C-suite at creator economy company

Guest: Without having their numbers in front of me, I'd be curious what their spending on in 2012, 2013, because they were fundamentally a different company back then. They were burning a lot of venture dollars and they were probably overspending on marketing.

I think Sahil has talked about this in previous blog posts. There was a lot of pressure on the company to spend. I think their COGS may have been artificially inflated more than it needed to be.

In terms of costs as the company grows, I think it's very common for companies like this to see far greater efficiency at scale. The biggest reason for that is, unlike most businesses where your customer acquisition is being driven by spent and performance marketing, fundamentally the biggest driver of acquisition for all of these creator economy companies, it's going to be existing users. So that's not an expenditure that increases the biggest. 

The biggest COGS are going to be hosting for these companies. It'll be service delivery. It's going to be video hosting, which is extremely expensive relative to a lot of other expenses. There is also email hosting, which is a fraction of video hosting. Then it'll be web hosting like files and things like that. 

So for Gumroad it would be video hosting and file hosting.

You can get some efficiency in video hosting as you grow, but not a lot. Certainly you can renegotiate your offers, renegotiate your contracts with Wistia.

Teachable and Podia use Wistia. I believe Kajabi also uses Wistia for their video hosting. There are other companies such as CloudFlare, even some startups that are trying to solve this video hosting expense problem, but ultimately that's, that's a huge part of COGS.

The other big part of cost for a lot of these companies, and this is actually one place where I believe Gumroad has a big advantage. I don't know if Gumroad has a paid affiliate program, if they don't, then that's a big cost advantage for them because the typical market rate for affiliate commissions in this industry is generally 30% of lifetime customer value. If you refer a customer, and they pay X dollars a month, then the marketer will receive 30% of X dollars. The platforms are going to give the person who referred the new customer 30% of that X dollars for the lifetime of that customer.
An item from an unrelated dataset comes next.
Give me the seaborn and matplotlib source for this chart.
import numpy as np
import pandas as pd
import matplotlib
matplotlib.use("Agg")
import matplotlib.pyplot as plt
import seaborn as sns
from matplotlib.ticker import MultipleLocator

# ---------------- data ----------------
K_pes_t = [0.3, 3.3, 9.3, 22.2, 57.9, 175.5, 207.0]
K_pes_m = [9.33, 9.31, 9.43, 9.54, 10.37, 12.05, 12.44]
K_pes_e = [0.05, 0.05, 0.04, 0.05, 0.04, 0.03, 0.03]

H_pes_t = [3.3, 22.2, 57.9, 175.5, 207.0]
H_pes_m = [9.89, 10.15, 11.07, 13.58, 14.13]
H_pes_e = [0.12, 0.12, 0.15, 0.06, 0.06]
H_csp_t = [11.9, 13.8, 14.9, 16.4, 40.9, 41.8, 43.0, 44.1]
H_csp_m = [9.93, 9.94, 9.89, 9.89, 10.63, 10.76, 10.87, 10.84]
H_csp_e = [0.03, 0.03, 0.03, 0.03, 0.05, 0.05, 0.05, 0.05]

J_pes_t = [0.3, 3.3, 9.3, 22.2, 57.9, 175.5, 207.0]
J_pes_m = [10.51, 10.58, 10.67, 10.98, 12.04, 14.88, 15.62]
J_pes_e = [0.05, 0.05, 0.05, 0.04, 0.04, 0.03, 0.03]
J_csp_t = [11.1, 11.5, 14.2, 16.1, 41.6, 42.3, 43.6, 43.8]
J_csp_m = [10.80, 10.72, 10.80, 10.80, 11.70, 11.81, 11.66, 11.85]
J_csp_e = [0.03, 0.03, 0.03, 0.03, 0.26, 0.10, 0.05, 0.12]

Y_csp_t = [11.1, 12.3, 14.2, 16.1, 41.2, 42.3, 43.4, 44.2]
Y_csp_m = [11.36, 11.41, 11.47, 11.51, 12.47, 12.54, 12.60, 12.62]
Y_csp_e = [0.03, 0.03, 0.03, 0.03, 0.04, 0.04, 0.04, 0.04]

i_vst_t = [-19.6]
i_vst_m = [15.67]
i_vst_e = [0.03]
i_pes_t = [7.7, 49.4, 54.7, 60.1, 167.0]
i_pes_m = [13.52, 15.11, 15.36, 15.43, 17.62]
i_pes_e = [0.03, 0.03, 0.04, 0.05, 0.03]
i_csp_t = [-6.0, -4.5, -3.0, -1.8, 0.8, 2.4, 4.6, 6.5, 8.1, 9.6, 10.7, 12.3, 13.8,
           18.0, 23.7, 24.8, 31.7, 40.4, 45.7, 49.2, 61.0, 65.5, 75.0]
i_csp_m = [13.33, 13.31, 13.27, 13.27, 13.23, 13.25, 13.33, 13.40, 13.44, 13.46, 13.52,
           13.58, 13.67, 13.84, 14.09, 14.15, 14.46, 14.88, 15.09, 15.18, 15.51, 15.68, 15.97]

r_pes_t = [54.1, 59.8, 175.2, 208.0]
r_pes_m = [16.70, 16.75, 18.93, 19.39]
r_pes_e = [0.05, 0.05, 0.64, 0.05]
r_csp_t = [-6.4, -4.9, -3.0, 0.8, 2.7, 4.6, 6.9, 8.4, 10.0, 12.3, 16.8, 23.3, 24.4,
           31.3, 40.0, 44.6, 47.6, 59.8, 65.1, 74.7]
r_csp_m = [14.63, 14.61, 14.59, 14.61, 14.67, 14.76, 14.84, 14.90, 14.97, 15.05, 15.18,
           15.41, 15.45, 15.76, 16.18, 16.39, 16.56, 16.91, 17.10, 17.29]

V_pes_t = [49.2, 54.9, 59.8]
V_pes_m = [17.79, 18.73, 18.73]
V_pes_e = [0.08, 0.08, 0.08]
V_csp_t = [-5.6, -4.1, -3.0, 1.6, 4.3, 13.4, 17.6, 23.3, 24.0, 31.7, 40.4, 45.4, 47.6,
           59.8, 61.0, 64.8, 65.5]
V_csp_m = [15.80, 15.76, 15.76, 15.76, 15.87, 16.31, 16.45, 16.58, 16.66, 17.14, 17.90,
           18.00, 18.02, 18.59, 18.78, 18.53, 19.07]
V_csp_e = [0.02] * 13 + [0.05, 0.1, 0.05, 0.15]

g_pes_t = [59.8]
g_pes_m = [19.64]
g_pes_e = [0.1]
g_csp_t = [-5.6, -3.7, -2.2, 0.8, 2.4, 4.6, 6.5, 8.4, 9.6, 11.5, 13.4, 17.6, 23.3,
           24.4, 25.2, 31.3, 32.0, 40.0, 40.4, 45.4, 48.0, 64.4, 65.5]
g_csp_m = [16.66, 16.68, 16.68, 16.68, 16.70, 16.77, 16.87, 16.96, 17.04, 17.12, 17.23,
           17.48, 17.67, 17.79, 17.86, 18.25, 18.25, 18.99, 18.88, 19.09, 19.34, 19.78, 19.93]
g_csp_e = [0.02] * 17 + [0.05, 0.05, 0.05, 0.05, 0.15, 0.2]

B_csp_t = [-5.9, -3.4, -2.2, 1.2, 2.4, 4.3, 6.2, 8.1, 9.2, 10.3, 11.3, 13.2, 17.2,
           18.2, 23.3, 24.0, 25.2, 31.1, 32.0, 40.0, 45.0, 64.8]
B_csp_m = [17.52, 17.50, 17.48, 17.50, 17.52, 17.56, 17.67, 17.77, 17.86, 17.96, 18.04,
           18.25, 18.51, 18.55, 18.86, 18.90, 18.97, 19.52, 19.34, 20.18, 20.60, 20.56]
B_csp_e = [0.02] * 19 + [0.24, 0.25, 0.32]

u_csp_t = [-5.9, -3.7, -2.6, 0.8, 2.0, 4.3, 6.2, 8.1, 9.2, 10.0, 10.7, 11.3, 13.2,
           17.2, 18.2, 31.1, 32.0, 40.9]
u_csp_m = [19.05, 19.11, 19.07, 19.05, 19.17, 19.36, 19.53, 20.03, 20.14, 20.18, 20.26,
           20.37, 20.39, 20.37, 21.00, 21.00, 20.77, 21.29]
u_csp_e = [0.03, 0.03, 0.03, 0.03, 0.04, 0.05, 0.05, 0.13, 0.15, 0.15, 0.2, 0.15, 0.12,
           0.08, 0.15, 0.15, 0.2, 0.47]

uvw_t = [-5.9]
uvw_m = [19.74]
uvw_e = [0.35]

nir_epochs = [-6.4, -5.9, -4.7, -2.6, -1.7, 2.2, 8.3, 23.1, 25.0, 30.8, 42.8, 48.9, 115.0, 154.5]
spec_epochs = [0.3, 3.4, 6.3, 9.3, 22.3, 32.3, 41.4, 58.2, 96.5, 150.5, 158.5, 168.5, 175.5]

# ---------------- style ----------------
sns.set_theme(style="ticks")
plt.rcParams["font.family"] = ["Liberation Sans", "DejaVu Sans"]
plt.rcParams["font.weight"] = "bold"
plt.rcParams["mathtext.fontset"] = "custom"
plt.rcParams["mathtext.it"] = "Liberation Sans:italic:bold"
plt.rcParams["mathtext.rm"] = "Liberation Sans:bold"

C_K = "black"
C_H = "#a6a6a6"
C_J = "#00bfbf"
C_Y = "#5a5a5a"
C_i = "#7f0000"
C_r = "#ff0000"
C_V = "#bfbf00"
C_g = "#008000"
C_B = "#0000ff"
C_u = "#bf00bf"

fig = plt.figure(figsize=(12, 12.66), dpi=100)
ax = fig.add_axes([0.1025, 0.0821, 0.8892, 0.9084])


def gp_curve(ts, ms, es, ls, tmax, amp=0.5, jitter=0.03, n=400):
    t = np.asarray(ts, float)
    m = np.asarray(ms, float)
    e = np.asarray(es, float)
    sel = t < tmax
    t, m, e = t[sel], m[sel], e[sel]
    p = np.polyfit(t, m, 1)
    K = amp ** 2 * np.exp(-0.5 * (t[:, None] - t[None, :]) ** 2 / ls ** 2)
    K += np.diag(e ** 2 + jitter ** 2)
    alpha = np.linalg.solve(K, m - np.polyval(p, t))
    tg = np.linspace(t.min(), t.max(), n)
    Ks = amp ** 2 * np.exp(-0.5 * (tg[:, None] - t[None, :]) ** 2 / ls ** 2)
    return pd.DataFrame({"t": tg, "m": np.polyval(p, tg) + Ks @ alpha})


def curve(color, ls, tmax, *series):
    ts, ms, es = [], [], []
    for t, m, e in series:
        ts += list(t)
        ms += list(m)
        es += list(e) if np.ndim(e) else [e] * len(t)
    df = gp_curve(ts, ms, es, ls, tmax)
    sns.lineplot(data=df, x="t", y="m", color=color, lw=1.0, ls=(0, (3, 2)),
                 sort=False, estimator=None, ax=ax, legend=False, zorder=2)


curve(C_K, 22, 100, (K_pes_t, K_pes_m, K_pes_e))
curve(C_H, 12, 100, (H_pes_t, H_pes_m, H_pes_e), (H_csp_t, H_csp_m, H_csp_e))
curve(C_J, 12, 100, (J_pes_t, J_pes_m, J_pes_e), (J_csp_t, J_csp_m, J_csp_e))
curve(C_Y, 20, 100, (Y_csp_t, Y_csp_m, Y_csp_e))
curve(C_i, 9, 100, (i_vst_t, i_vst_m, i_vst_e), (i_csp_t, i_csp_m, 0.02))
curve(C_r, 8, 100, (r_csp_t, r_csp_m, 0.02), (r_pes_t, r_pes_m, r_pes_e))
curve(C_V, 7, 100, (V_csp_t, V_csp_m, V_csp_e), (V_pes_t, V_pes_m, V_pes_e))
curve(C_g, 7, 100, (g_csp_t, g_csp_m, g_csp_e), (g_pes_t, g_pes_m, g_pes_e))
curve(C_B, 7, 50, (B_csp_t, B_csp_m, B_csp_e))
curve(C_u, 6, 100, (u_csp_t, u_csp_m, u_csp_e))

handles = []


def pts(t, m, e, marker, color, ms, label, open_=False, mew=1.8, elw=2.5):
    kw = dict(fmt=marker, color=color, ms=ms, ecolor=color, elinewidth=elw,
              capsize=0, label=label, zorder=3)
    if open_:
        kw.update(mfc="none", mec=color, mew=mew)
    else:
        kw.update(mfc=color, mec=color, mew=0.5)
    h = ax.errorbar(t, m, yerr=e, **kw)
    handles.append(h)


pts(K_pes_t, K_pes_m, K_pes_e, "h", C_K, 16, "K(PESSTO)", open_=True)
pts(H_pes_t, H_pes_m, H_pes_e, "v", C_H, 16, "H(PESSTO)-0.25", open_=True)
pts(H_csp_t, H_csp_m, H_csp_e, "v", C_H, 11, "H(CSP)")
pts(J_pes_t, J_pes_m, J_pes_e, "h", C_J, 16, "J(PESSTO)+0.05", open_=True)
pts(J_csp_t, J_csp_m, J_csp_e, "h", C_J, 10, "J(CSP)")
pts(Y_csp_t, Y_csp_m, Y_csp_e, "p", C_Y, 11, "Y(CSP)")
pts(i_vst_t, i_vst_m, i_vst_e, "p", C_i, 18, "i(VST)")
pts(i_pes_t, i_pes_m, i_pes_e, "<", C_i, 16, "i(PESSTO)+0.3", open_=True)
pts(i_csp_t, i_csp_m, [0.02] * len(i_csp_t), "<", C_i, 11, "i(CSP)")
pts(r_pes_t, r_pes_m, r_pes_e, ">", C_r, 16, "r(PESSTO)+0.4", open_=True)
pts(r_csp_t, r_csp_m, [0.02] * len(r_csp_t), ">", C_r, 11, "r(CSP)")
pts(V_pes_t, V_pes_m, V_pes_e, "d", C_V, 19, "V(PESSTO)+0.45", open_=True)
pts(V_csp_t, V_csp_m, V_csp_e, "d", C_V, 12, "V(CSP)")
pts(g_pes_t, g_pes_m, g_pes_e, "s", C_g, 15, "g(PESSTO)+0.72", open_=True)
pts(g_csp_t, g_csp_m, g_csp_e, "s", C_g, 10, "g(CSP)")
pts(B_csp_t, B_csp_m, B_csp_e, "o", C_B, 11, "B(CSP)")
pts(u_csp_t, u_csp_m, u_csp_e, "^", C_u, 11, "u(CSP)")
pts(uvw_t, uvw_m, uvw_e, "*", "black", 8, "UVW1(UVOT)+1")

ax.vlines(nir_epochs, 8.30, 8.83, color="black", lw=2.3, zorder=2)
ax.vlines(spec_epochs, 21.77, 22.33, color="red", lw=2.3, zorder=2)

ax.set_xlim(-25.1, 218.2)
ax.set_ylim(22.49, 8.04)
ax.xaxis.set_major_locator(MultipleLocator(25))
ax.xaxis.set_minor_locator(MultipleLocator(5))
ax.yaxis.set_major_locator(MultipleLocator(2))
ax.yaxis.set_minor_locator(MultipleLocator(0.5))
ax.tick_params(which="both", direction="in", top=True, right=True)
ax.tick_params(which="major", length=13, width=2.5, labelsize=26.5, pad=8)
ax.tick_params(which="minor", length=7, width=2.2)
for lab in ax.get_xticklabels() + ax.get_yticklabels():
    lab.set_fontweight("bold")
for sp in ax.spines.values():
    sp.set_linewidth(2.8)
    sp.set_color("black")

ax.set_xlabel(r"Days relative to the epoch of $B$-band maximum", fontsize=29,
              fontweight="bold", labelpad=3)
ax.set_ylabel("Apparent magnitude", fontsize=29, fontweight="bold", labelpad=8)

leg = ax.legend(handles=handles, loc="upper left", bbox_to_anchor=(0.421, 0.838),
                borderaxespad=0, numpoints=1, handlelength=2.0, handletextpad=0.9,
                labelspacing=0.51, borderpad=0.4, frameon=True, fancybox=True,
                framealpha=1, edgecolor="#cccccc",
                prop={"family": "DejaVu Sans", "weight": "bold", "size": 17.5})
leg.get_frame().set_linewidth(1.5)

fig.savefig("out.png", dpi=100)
As you can imagine, that massively increases COGS. 

Most companies are happy to have a program like this because you were feeding into that eventual word of mouth growth. The more people you can get on the platform, the more efficient all of the spend gets.

It’s probably a customer acquisition cost that would be unacceptable in most industries, certainly in B2B, certainly in sales driven industries. However, in this industry, the whole point is to create more word of mouth. So the business becomes more and more capital efficient. It's a cost that almost everybody right now is happy to bear. 

I think that's a place where Gumroad has an advantage because they're not a subscription service. I think if they do have an affiliate program, I think it's far less expensive for them to run.